Leaving Japan was nice, but somehow also uncomfortable. I spent about 10 days at my parents' house in Florida, hanging around and waking uncharacteristically every day at about 8am. I drank about 4 cups of coffee a day and never got much of anything done; went to the beach, sunburned my shins, and gave my feet an ice-bath in the Atlantic. My sisters and I dyed my hair a color that reminds me of cherry Coke (even though, now that I think about it, I am pretty sure cherry Coke in a glass looks the same as the regular stuff). It was long enough, all together, to be a real vacation, and going back to interrupted sleep and the Japanese language has been a little kick to the gut. A little one, really, but still there.

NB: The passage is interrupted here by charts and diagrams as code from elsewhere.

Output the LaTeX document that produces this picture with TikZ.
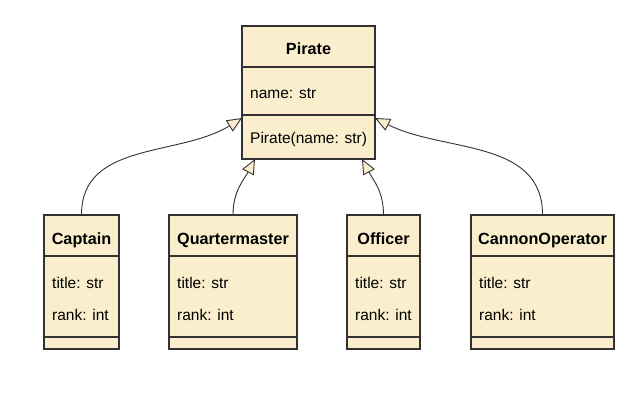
\documentclass[tikz,border=0pt]{standalone}
\usepackage{fontspec}
\setmainfont{Liberation Sans}
\usetikzlibrary{arrows.meta}
\definecolor{cream}{RGB}{250,238,205}
\definecolor{edge}{RGB}{50,50,50}
\begin{document}
\begin{tikzpicture}[x=1pt,y=-1pt,
  classbox/.style={draw=edge, fill=cream, line width=1.1pt, inner sep=0pt},
  divline/.style={draw=edge, line width=1.1pt},
  ctitle/.style={font=\fontsize{16.2}{19}\selectfont\bfseries, text=black, inner sep=0pt, anchor=base},
  attr/.style={font=\fontsize{15.5}{18}\selectfont, text=black, anchor=base west, inner sep=0pt},
  inh/.style={draw=edge, line width=0.9pt, -{Triangle[length=15pt,width=13pt,fill=cream]}}]
\fill[white] (0,0) rectangle (640,400);
\useasboundingbox (0,0) rectangle (640,400);

% Pirate
\node[classbox, minimum width=133pt, minimum height=133pt] (pirate) at (308.5,92.5) {};
\draw[divline] (242,67) -- (375,67);
\draw[divline] (242,115) -- (375,115);
\node[ctitle] (pirateT) at (308.5,54) {Pirate};
\node[attr] (pirateA) at (250,98.5) {name: str};
\node[attr] (pirateM) at (250,143.5) {Pirate(name: str)};

% Captain
\node[classbox, minimum width=75pt, minimum height=134pt] (captain) at (81.5,282) {};
\draw[divline] (44,256) -- (119,256);
\draw[divline] (44,337) -- (119,337);
\node[ctitle] (captainT) at (81.5,244.5) {Captain};
\node[attr] (captainA) at (52,288.5) {title: str};
\node[attr] (captainB) at (52,320.5) {rank: int};

% Quartermaster
\node[classbox, minimum width=128pt, minimum height=134pt] (qm) at (233,282) {};
\draw[divline] (169,256) -- (297,256);
\draw[divline] (169,337) -- (297,337);
\node[ctitle] (qmT) at (233,244.5) {Quartermaster};
\node[attr] (qmA) at (177,288.5) {title: str};
\node[attr] (qmB) at (177,320.5) {rank: int};

% Officer
\node[classbox, minimum width=73pt, minimum height=134pt] (officer) at (383.5,282) {};
\draw[divline] (347,256) -- (420,256);
\draw[divline] (347,337) -- (420,337);
\node[ctitle] (officerT) at (383.5,244.5) {Officer};
\node[attr] (officerA) at (355,288.5) {title: str};
\node[attr] (officerB) at (355,320.5) {rank: int};

% CannonOperator
\node[classbox, minimum width=143pt, minimum height=134pt] (cannon) at (542.5,282) {};
\draw[divline] (471,256) -- (614,256);
\draw[divline] (471,337) -- (614,337);
\node[ctitle] (cannonT) at (542.5,244.5) {CannonOperator};
\node[attr] (cannonA) at (479,288.5) {title: str};
\node[attr] (cannonB) at (479,320.5) {rank: int};

% targets on Pirate
\coordinate (pL) at (242,118);
\coordinate (pR) at (375,118);
\coordinate (pBL) at (255,159);
\coordinate (pBR) at (362,159);

\draw[inh] (captain.north) to[out=90,in=212] (pL);
\draw[inh] (qm.north) to[out=90,in=242] (pBL);
\draw[inh] (officer.north) to[out=90,in=298] (pBR);
\draw[inh] (cannon.north) to[out=90,in=333] (pR);
\end{tikzpicture}
\end{document}
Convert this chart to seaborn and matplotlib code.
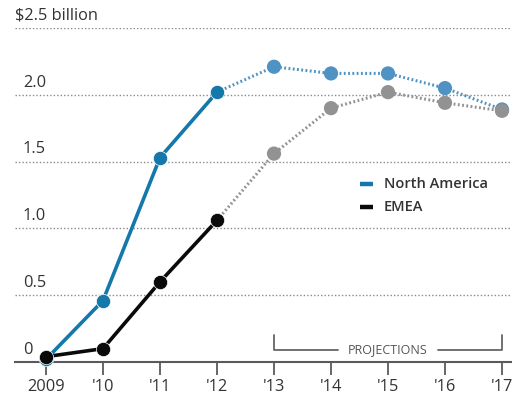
import matplotlib
matplotlib.use("Agg")
import matplotlib.pyplot as plt
import matplotlib.transforms as mtransforms
import seaborn as sns
import pandas as pd

# Revenue by region, $ billion (2013 onward are projections)
years = [2009, 2010, 2011, 2012, 2013, 2014, 2015, 2016, 2017]
year_labels = ["2009", "'10", "'11", "'12", "'13", "'14", "'15", "'16", "'17"]
north_america = [0.02, 0.46, 1.53, 2.02, 2.21, 2.16, 2.16, 2.05, 1.89]
emea = [0.04, 0.10, 0.60, 1.06, 1.56, 1.90, 2.02, 1.94, 1.88]
last_actual_year = 2012
y_ticks = [0, 0.5, 1.0, 1.5, 2.0, 2.5]
y_tick_labels = ["0", "0.5", "1.0", "1.5", "2.0", "$2.5 billion"]

sns.set_theme(style="white")
plt.rcParams["font.family"] = ["Open Sans", "DejaVu Sans"]

df = pd.DataFrame({
    "year": years * 2,
    "value": north_america + emea,
    "region": ["North America"] * len(years) + ["EMEA"] * len(years),
})
df["actual"] = df["year"] <= last_actual_year
df["projected"] = df["year"] >= last_actual_year

fig = plt.figure(figsize=(5.12, 4.0), dpi=100)
ax = fig.add_axes([15 / 512, 38 / 400, 497 / 512, 334 / 400])

solid_colors = {"North America": "#1479aa", "EMEA": "#0a0a0a"}
proj_colors = {"North America": "#4f93c4", "EMEA": "#929292"}

# Projected segments: dotted, lighter tone
for region in ["North America", "EMEA"]:
    sub = df[(df.region == region) & df.projected]
    sns.lineplot(data=sub, x="year", y="value", ax=ax, color=proj_colors[region],
                 linewidth=2.2, linestyle=(0, (0.6, 0.8)), dash_capstyle="butt",
                 legend=False)
    pts = sub[sub.year > last_actual_year]
    sns.scatterplot(data=pts, x="year", y="value", ax=ax, color=proj_colors[region],
                    s=105, edgecolor="none", zorder=4, legend=False, clip_on=False)

# Actual segments: solid
for region in ["North America", "EMEA"]:
    sub = df[(df.region == region) & df.actual]
    sns.lineplot(data=sub, x="year", y="value", ax=ax, color=solid_colors[region],
                 linewidth=2.6, legend=False)
    sns.scatterplot(data=sub, x="year", y="value", ax=ax, color=solid_colors[region],
                    s=105, edgecolor="white", linewidth=0.5, zorder=5, legend=False,
                    clip_on=False)

ax.set_xlim(2009 - 31 / 57, 2017 + 10 / 57)
ax.set_ylim(0, 2.5)

# Dotted horizontal gridlines
for v in y_ticks[1:]:
    ax.axhline(v, color="#8a8a8a", linewidth=1.0, linestyle=(0, (1, 1.5)), zorder=0)

# Baseline
for side in ["left", "right", "top"]:
    ax.spines[side].set_visible(False)
ax.spines["bottom"].set_color("#5a5a5a")
ax.spines["bottom"].set_linewidth(1.5)

ax.set_xticks(years)
ax.set_xticklabels(year_labels, fontsize=11.8, color="#333333")
ax.tick_params(axis="x", direction="out", length=9, width=1.3, color="#5a5a5a", pad=3,
               bottom=True)
ax.set_yticks([])
ax.set_xlabel("")
ax.set_ylabel("")

# Y labels sit just above their gridlines
offset = mtransforms.offset_copy(ax.get_yaxis_transform(), fig=fig, x=0, y=3, units="points")
for v, lab in zip(y_ticks, y_tick_labels):
    x0 = 0.0 if lab.startswith("$") else 0.016
    ax.text(x0, v, lab, transform=offset, ha="left", va="bottom",
            fontsize=11.8, color="#333333")

# Legend
legend_items = [("North America", solid_colors["North America"], 1.335),
                ("EMEA", solid_colors["EMEA"], 1.16)]
for name, col, yv in legend_items:
    ax.plot([2014.5, 2014.73], [yv, yv], color=col, linewidth=3.2, solid_capstyle="butt")
    ax.text(2014.93, yv, name, ha="left", va="center", fontsize=10.5, color="#333333",
            fontweight="semibold")

# Projections bracket
by, ty = 0.09, 0.2
bc = "#666666"
ax.plot([2013, 2013, 2014.13], [ty, by, by], color=bc, linewidth=1.3)
ax.plot([2015.88, 2017, 2017], [by, by, ty], color=bc, linewidth=1.3)
ax.text(2015.0, by, "PROJECTIONS", ha="center", va="center", fontsize=9, color="#555555")

fig.savefig("out.png", dpi=100)
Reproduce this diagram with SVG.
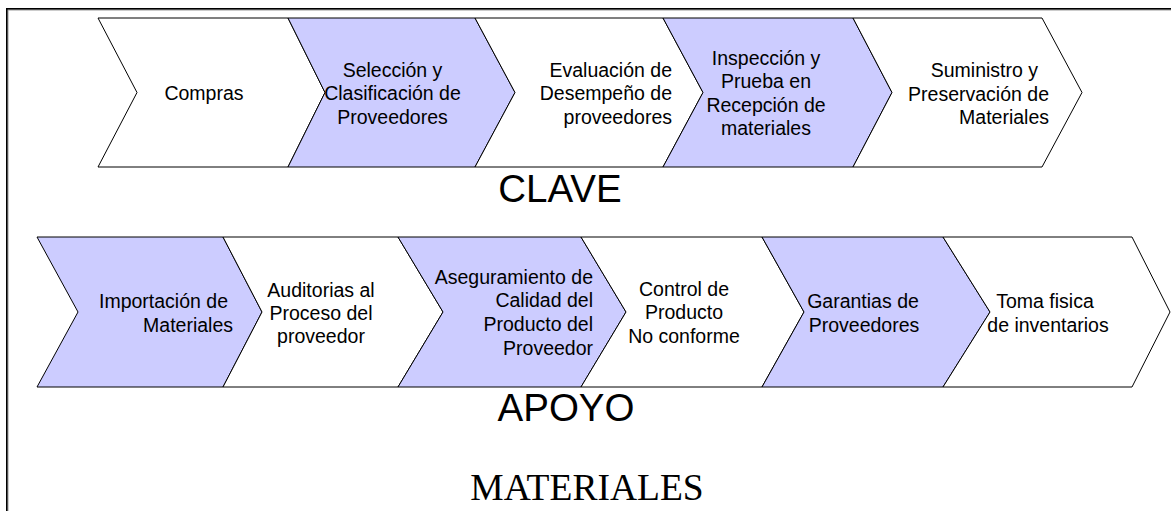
<svg xmlns="http://www.w3.org/2000/svg" width="1171" height="511" viewBox="0 0 1171 511">
<style>
.chev{stroke:#000;stroke-width:1;stroke-linejoin:miter}
.w{fill:#fff}
.p{fill:#ccccff}
.t{font-family:"Liberation Sans",Arial,sans-serif;font-size:19.5px;fill:#000}
.c{text-anchor:middle}
.e{text-anchor:end}
.big{font-family:"Liberation Sans",Arial,sans-serif;font-size:38.5px;fill:#000;text-anchor:middle}
.ser{font-family:"Liberation Serif","Times New Roman",serif;font-size:37.5px;fill:#000;text-anchor:middle}
</style>
<rect x="0" y="0" width="1171" height="511" fill="#fff"/>
<rect x="8" y="10" width="1200" height="600" fill="none" stroke="#999" stroke-width="1"/>
<rect x="6.8" y="8.8" width="1200" height="600" fill="none" stroke="#000" stroke-width="1.6"/>

<g id="clave-row">
<g id="n-compras"><polygon class="chev w" points="98,18 288,18 325,92.5 288,167 98,167 137,92.5"/>
<text class="t c" x="204" y="100">Compras</text></g>
<g id="n-seleccion"><polygon class="chev p" points="288,18 475,18 515,92.5 475,167 288,167 325,92.5"/>
<text class="t c" x="392.5"><tspan x="392.5" y="77">Selección y</tspan><tspan x="392.5" y="100.3">Clasificación de</tspan><tspan x="392.5" y="123.6">Proveedores</tspan></text></g>
<g id="n-evaluacion"><polygon class="chev w" points="475,18 663,18 703,92.5 663,167 475,167 515,92.5"/>
<text class="t e"><tspan x="672" y="77">Evaluación de</tspan><tspan x="672" y="100.3">Desempeño de</tspan><tspan x="672" y="123.6">proveedores</tspan></text></g>
<g id="n-inspeccion"><polygon class="chev p" points="663,18 853,18 892,92.5 853,167 663,167 703,92.5"/>
<text class="t c"><tspan x="766" y="65">Inspección y</tspan><tspan x="766" y="88.3">Prueba en</tspan><tspan x="766" y="111.6">Recepción de</tspan><tspan x="766" y="134.9">materiales</tspan></text></g>
<g id="n-suministro"><polygon class="chev w" points="853,18 1042,18 1082,92.5 1042,167 853,167 892,92.5"/>
<text class="t e"><tspan x="1038" y="77.3">Suministro y</tspan><tspan x="1049" y="100.6">Preservación de</tspan><tspan x="1049" y="123.9">Materiales</tspan></text></g>
</g>
<text id="lbl-clave" class="big" x="560" y="202">CLAVE</text>

<g id="apoyo-row">
<g id="n-importacion"><polygon class="chev p" points="37,237 223,237 262,312 223,387 37,387 78,312"/>
<text class="t e"><tspan x="228" y="308.3">Importación de</tspan><tspan x="233" y="331.6">Materiales</tspan></text></g>
<g id="n-auditorias"><polygon class="chev w" points="223,237 398,237 443,312 398,387 223,387 262,312"/>
<text class="t c"><tspan x="321" y="296.7">Auditorias al</tspan><tspan x="321" y="320">Proceso del</tspan><tspan x="321" y="343.3">proveedor</tspan></text></g>
<g id="n-aseguramiento"><polygon class="chev p" points="398,237 581,237 626,312 581,387 398,387 443,312"/>
<text class="t e"><tspan x="593" y="283.5">Aseguramiento de</tspan><tspan x="593" y="307.2">Calidad del</tspan><tspan x="593" y="330.9">Producto del</tspan><tspan x="593" y="354.6">Proveedor</tspan></text></g>
<g id="n-control"><polygon class="chev w" points="581,237 762,237 804,312 762,387 581,387 626,312"/>
<text class="t c"><tspan x="684" y="296">Control de</tspan><tspan x="684" y="319.4">Producto</tspan><tspan x="684" y="342.8">No conforme</tspan></text></g>
<g id="n-garantias"><polygon class="chev p" points="762,237 943,237 990,312 943,387 762,387 804,312"/>
<text class="t c"><tspan x="863" y="308.3">Garantias de</tspan><tspan x="864" y="331.6">Proveedores</tspan></text></g>
<g id="n-toma"><polygon class="chev w" points="943,237 1132,237 1170,312 1132,387 943,387 990,312"/>
<text class="t c"><tspan x="1045" y="308.3">Toma fisica</tspan><tspan x="1048" y="331.6">de inventarios</tspan></text></g>
</g>
<text id="lbl-apoyo" class="big" x="566" y="421">APOYO</text>
<text id="lbl-materiales" class="ser" x="587" y="500">MATERIALES</text>
<g id="connectors"/>
</svg>
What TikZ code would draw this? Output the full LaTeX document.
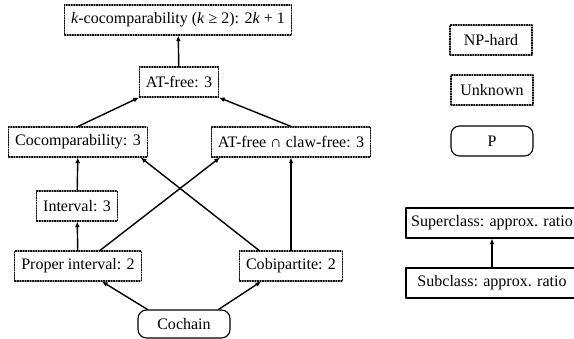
\documentclass[tikz,border=0pt]{standalone}
\usepackage{fontspec}
\setmainfont{Liberation Serif}
\usetikzlibrary{arrows.meta}
\begin{document}
\begin{tikzpicture}[font=\fontsize{11.4}{13}\selectfont, line join=round, line cap=round,
 >={Latex[length=4pt,width=3.5pt]},
 cls/.style={draw, densely dotted, line width=.8pt, minimum height=.75cm, inner xsep=.16cm},
 unk/.style={cls},
 poly/.style={draw, line width=.8pt, rounded corners=6pt, minimum height=.75cm, inner xsep=.18cm},
 legend/.style={draw, line width=.8pt, minimum height=.75cm, minimum width=4.3cm},
 edge/.style={->, line width=1pt}]
 \useasboundingbox (0,0) rectangle (14.35,8.45);
 % hierarchy
 \node[cls] (kcc) at (4.45,7.95) {\textit{k}-cocomparability (\textit{k} ≥ 2): 2\textit{k} + 1};
 \node[unk] (atf) at (4.475,6.4) {AT-free: 3};
 \node[cls] (cocomp) at (1.95,4.9) {Cocomparability: 3};
 \node[cls] (atclaw) at (7.275,4.9) {AT-free ∩ claw-free: 3};
 \node[cls] (intv) at (1.925,3.3) {Interval: 3};
 \node[cls] (pint) at (1.95,1.8) {Proper interval: 2};
 \node[cls] (cobip) at (7.275,1.8) {Cobipartite: 2};
 \node[poly, minimum height=.7cm, minimum width=2.3cm] (cochain) at (4.6,.35) {Cochain};
 % legend
 \node[cls, minimum width=2.05cm] (np) at (12.275,7.45) {NP-hard};
 \node[unk, minimum width=2.05cm] (unkn) at (12.3,6.2) {Unknown};
 \node[poly, minimum width=2.05cm] (pp) at (12.3,4.925) {P};
 \node[legend] (sup) at (12.3,2.875) {Superclass: approx. ratio};
 \node[legend] (sub) at (12.3,1.375) {Subclass: approx. ratio};
 % edges
 \draw[edge] (atf) -- (kcc);
 \draw[edge] (cocomp.north) -- (atf.south west);
 \draw[edge] (atclaw.north) -- (atf.south east);
 \draw[edge] (intv) -- (cocomp);
 \draw[edge] (pint) -- (intv);
 \draw[edge] ([xshift=.55cm]pint.north) -- ([xshift=.225cm]atclaw.south west);
 \draw[edge] ([xshift=.5cm]cobip.north west) -- ([xshift=-.175cm]cocomp.south east);
 \draw[edge] (cobip) -- (atclaw);
 \draw[edge] ([xshift=.25cm]cochain.north west) -- ([xshift=.6cm]pint.south);
 \draw[edge] ([xshift=-.3cm]cochain.north east) -- ([xshift=.55cm]cobip.south west);
 \draw[edge] (sub) -- (sup);
\end{tikzpicture}
\end{document}
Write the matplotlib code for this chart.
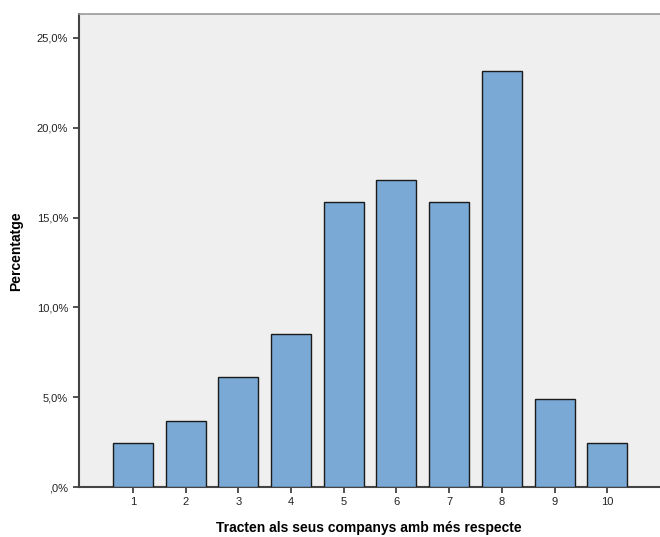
import matplotlib
matplotlib.use("Agg")
import matplotlib.pyplot as plt
from matplotlib.ticker import FuncFormatter

# respostes (valor de l'escala) i percentatges (n = 82)
valors = [1, 2, 3, 4, 5, 6, 7, 8, 9, 10]
percentatges = [2.44, 3.66, 6.10, 8.54, 15.85, 17.07, 15.85, 23.17, 4.88, 2.44]
yticks = [0, 5, 10, 15, 20, 25]


def fmt_pct(v, pos):
    s = ("%.1f" % v).replace(".", ",")
    if s.startswith("0"):
        s = s[1:]
    return s + "%"


def main():
    plt.rcParams['font.family'] = ['Liberation Sans', 'DejaVu Sans']
    fig = plt.figure(figsize=(6.6, 5.37), dpi=100)
    ax = fig.add_axes([0.119, 0.093, 0.881, 0.88])
    ax.set_facecolor('#efefef')

    ax.bar(valors, percentatges, width=0.76, color='#7ba9d6',
           edgecolor='#1a1a1a', linewidth=1.0, zorder=3)

    ax.set_xlim(-0.03, 11.0)
    ax.set_ylim(0, 26.3)
    ax.set_xticks(valors)
    ax.set_yticks(yticks)
    ax.yaxis.set_major_formatter(FuncFormatter(fmt_pct))
    ax.tick_params(labelsize=8, length=4, width=1.2, color='#333333',
                   labelcolor='#222222')

    for s in ['left', 'bottom']:
        ax.spines[s].set_color('#444444')
        ax.spines[s].set_linewidth(1.5)
    ax.spines['top'].set_color('#999999')
    ax.spines['top'].set_linewidth(1.2)
    ax.spines['right'].set_visible(False)

    ax.set_ylabel("Percentatge", fontsize=10, fontweight='bold', labelpad=10)
    ax.set_xlabel("Tracten als seus companys amb més respecte", fontsize=10,
                  fontweight='bold', labelpad=10)

    fig.savefig("out.png", dpi=100)


if __name__ == "__main__":
    main()
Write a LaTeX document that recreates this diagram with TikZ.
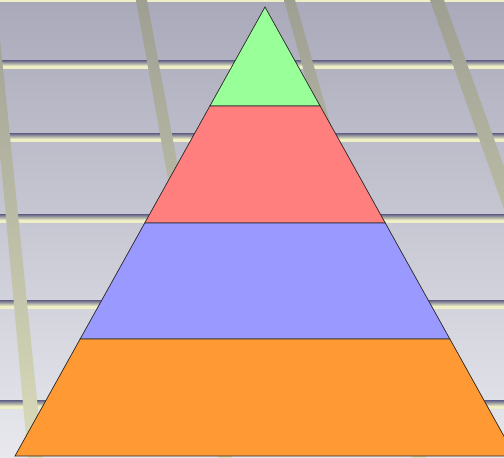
\documentclass[tikz,border=0pt]{standalone}
\usetikzlibrary{calc}
\definecolor{bgTop}{HTML}{A9A9BA}
\definecolor{bgBot}{HTML}{E8E8EE}
\definecolor{railDark}{HTML}{5C5C84}
\definecolor{railLight}{HTML}{EFEFC6}
\definecolor{poleTop}{HTML}{9E9F93}
\definecolor{poleBot}{HTML}{DADCBA}
\definecolor{tierGreen}{HTML}{99FF99}
\definecolor{tierRed}{HTML}{FF7F7F}
\definecolor{tierBlue}{HTML}{9999FF}
\definecolor{tierOrange}{HTML}{FF9933}
\tikzset{
  rail/.style={
    top color=railDark,
    bottom color=railLight
  },
  pole/.style={
    top color=poleTop,
    bottom color=poleBot
  },
  tier/.style={
    draw=black!85,
    line width=0.7pt,
    line join=miter
  }
}

\begin{document}
\begin{tikzpicture}[x=1pt,y=-1pt]
        \useasboundingbox (0,0) rectangle (504,458);
        \clip (0,0) rectangle (504,458);
        % wall
        \shade[top color=bgTop, bottom color=bgBot] (0,0) rectangle (504,458);
        \foreach \y in {-7,60,133,214,300,400}{
          \shade[rail] (0,\y) rectangle (504,\y+6);
          \fill[railLight] (0,\y+6) rectangle (504,\y+9);
        }
        % slanted poles
        \shade[pole] (-14,0) -- (-4,0) -- (43,458) -- (28,458) -- cycle;
        \shade[pole] (136,0) -- (147,0) -- (232,458) -- (218,458) -- cycle;
        \shade[pole] (284,0) -- (295,0) -- (426,458) -- (412,458) -- cycle;
        \shade[pole] (430,0) -- (444,0) -- (609,458) -- (592,458) -- cycle;
        % pyramid
        \coordinate (apex) at (265,7);
        \coordinate (baseL) at (15,456);
        \coordinate (baseR) at (515,456);
        \foreach \t [count=\i] in {0.2205,0.481,0.7394}{
          \coordinate (l\i) at ($(apex)!\t!(baseL)$);
          \coordinate (r\i) at ($(apex)!\t!(baseR)$);
        }
        \draw[tier,fill=tierGreen] (apex) -- (r1) -- (l1) -- cycle;
        \draw[tier,fill=tierRed] (l1) -- (r1) -- (r2) -- (l2) -- cycle;
        \draw[tier,fill=tierBlue] (l2) -- (r2) -- (r3) -- (l3) -- cycle;
        \draw[tier,fill=tierOrange] (l3) -- (r3) -- (baseR) -- (baseL) -- cycle;
    \end{tikzpicture}
\end{document}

But at the same time being home was wrong. Or wrong-ish. I was unused to how easy it was to communicate, and felt a little weird and indignant at the America-ness of America. Once or twice, I would do something like say "Nanto itte mo..." while I was thinking about a question. Riding back on an airport limo bus from Narita, going along the sparsely-trafficked highways in land that looked just like the Midwest, I felt...like I was as much home there as anywhere else. I think I have forgotten what it's like to be in a place that suits me well.

However, where-ever that place is, I know now that it is not anywhere near a Sam's Club. Have you ever been in one of these abominations? In the middle of all the exercise equipment and giant-screen TVs and 10lbs packages of peanut butter, the one I went to in Florida actually had a teeth-whitening station. Not even like, a small one, either! There were six fucking dentists' chairs there. What the hell, people? Who really thinks that stopping in for a discount teeth whitening, where people of god only knows what certification shine weird beams at your mouth -- a part of body, may I remind you, that is very damned close to your brain? Anyone who gets new luggage, 100 disposable razors, bulk frozen chicken wings, and a dental procedure, all at the same location -- you are officially on my list of People I Hate Irrationally.

I have been thinking about that list for a good part of today, actually -- it should be imaginary, but in fact it is not. I will definitely be putting it up here soon. It takes the burn off of a bad day of scholasticizing, I can tell you that.